Class performance was also closely monitored and poor performance would not to be excused. William equally did not tolerate indiscipline and handwork was highly upheld in the family. This however grew resentment in his wife which led to frequent outbursts as his wife did not approve of his approaches of meting out punishment on his children. These widened differences between them eventually leading to divorce. His son Michael accustomed by his style did not harbor any resentment against his father and even stood by him during the divorce while his daughter was a little bit sympathetic with the mother though she was against the divorce. She remains in close contact with her father though not as close as is brother who is deeply concerned about his father’s carefree drinking and his health. He has even sought the assistance of a rehabilitation center though his father vehemently refused to cooperate. According to William during the interview, the plot by his son was in bad taste and was influenced by his mother.
The cohort generation has also had immense influence on the life of William. A cohort is a group of people born in the same period and who went through certain cultural changes at the same time in the same age (Hutchinson 20). During his childhood, his father would bring his colleague friends home with him and William enjoyed the stories about the combat in the war zones. His father’s lifestyle was highly influenced by these colleagues. For example they would drive the same model of cars, took their children to the same schools and observed similar décor in their homes. Her children developed close friendship ties with his children. His wife happens to be one of these childhood friends whose relationship advanced to marriage.
On probing on, William told me that the sexual revolution was surprise turn of events that came with profound changes in the American lifestyles. According to John &Yoko (1) the sexual revolution is a period in the 1960’s that was characterized by a paradigm shift in the relations between men and women. They were fronted buy women liberation movements who sought for autonomy over their reproductive decisions in sexual expressions. William admitted that coming in their late teens; it brought enormous changes in the sense that sexual freedom was enhanced especially after the emergent of contraceptives in the market. Women could openly express their sexual feelings without fear of reprimand.

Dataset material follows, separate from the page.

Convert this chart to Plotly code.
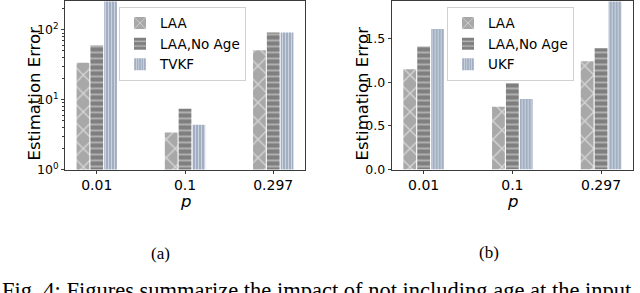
import plotly.graph_objects as go

# ---- data ----
p_labels = ["0.01", "0.1", "0.297"]
x_pos = [0, 1, 2]

a_laa = [34, 3.4, 51]
a_laa_noage = [60, 7.4, 92]
a_tvkf = [300, 4.4, 92]

b_laa = [1.15, 0.72, 1.24]
b_laa_noage = [1.41, 0.99, 1.39]
b_ukf = [1.61, 0.81, 1.95]

log_tickvals = [1, 10, 100]
log_ticktext = ["10<sup>0</sup>", "10<sup>1</sup>", "10<sup>2</sup>"]

# ---- styles ----
W, H = 640, 293
FONT = "DejaVu Sans"
SERIF = "Liberation Serif"
C_LAA = "#a8a8a8"
C_NOAGE = "#7f7f7f"
C_KF = "#a2afc3"

def bar(name, y, color, shape, size, solidity, xa, ya, legend):
    return go.Bar(
        x=x_pos, y=y, name=name, xaxis=xa, yaxis=ya, legend=legend,
        marker=dict(color=color, line=dict(width=0),
                    pattern=dict(shape=shape, fgcolor="white", bgcolor=color,
                                 size=size, solidity=solidity, fillmode="overlay")),
    )

fig = go.Figure()
fig.add_trace(bar("LAA", a_laa, C_LAA, "x", 13, 0.2, "x", "y", "legend"))
fig.add_trace(bar("LAA,No Age", a_laa_noage, C_NOAGE, "-", 6, 0.25, "x", "y", "legend"))
fig.add_trace(bar("TVKF", a_tvkf, C_KF, "|", 3, 0.3, "x", "y", "legend"))
fig.add_trace(bar("LAA", b_laa, C_LAA, "x", 13, 0.2, "x2", "y2", "legend2"))
fig.add_trace(bar("LAA,No Age", b_laa_noage, C_NOAGE, "-", 6, 0.25, "x2", "y2", "legend2"))
fig.add_trace(bar("UKF", b_ukf, C_KF, "|", 3, 0.3, "x2", "y2", "legend2"))

ybot = 1 - 173.3 / H
ytop = 1 - 0.5 / H
axis_common = dict(showline=True, mirror=True, linecolor="#3a3a3a", linewidth=1,
                   ticks="outside", ticklen=3, tickcolor="#3a3a3a", showgrid=False,
                   zeroline=False)

fig.update_layout(
    width=W, height=H, margin=dict(l=0, r=0, t=0, b=0),
    paper_bgcolor="white", plot_bgcolor="white",
    font=dict(family=FONT, color="black"),
    barmode="group", bargap=0.53, bargroupgap=0.08,
    xaxis=dict(domain=[65 / W, 305 / W], range=[-0.36, 2.36], tickvals=x_pos,
               ticktext=p_labels, tickfont=dict(size=14), anchor="y", **axis_common),
    yaxis=dict(domain=[ybot, ytop], type="log", range=[0, 2.407],
               tickvals=log_tickvals, ticktext=log_ticktext, tickfont=dict(size=12.5),
               minor=dict(ticks="outside", ticklen=2, tickcolor="#3a3a3a",
                          tickvals=[2, 3, 4, 5, 6, 7, 8, 9, 20, 30, 40, 50, 60, 70, 80, 90, 200]),
               anchor="x", **axis_common),
    xaxis2=dict(domain=[391.7 / W, 633 / W], range=[-0.36, 2.36], tickvals=x_pos,
                ticktext=p_labels, tickfont=dict(size=14), anchor="y2", **axis_common),
    yaxis2=dict(domain=[ybot, ytop], range=[0, 1.926], tickvals=[0, 0.5, 1.0, 1.5],
                tickformat=".1f", tickfont=dict(size=12.5), anchor="x2", **axis_common),
    legend=dict(x=119 / W, y=1 - 6 / H, xanchor="left", yanchor="top",
                bgcolor="white", bordercolor="#d0d0d0", borderwidth=1,
                font=dict(size=13.5), itemwidth=30, tracegroupgap=0),
    legend2=dict(x=447 / W, y=1 - 6 / H, xanchor="left", yanchor="top",
                 bgcolor="white", bordercolor="#d0d0d0", borderwidth=1,
                 font=dict(size=13.5), itemwidth=30, tracegroupgap=0),
)

ann = []
for xc in (34, 362):
    ann.append(dict(text="Estimation Error", x=xc / W, y=1 - 95 / H, xref="paper", yref="paper",
                    xanchor="center", yanchor="middle",
                    textangle=-90, showarrow=False, font=dict(size=16.5, family=FONT)))
for xc in (185, 512):
    ann.append(dict(text="<i>p</i>", x=xc / W, y=1 - 206 / H, xref="paper", yref="paper",
                    xanchor="center", yanchor="middle",
                    showarrow=False, font=dict(size=16.5, family=FONT)))
ann.append(dict(text="(a)", x=160 / W, y=1 - 260 / H, xref="paper", yref="paper",
                xanchor="center", yanchor="middle",
                showarrow=False, font=dict(size=17, family=SERIF)))
ann.append(dict(text="(b)", x=489 / W, y=1 - 259 / H, xref="paper", yref="paper",
                xanchor="center", yanchor="middle",
                showarrow=False, font=dict(size=17, family=SERIF)))
ann.append(dict(text="Fig. 4: Figures summarize the impact of not including age at the input",
                x=0 / W, y=1 - 283 / H, xref="paper", yref="paper", xanchor="left", yanchor="top",
                showarrow=False, font=dict(size=22.5, family=SERIF)))
fig.update_layout(annotations=ann)

fig.write_html("out.html", config={"displayModeBar": False},
               post_script="document.body.style.margin='0';")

The historical experiences and cultural change in one life influences ones current behavior and interaction in the society. Hence to examine people’s behavior and their attitudes, it is important to consider some of their experiences they must have gone through in the past that could have orientated them to act in a particular way. The events of September 11 for example had profound effects in the life of William which sparked of a wave of changes that resulted to his current way of life. The historical understanding also helps us to explain similarities in lifestyles within a group of persons born in the same generation. I am beginning to appreciate that these changes don’t come by accident but are influenced by historical events and experiences in their life times. Life course perspective was thus developed both as a concept and a theoretical framework for the understanding of people’s lives and their growth processes (life course perspective 1).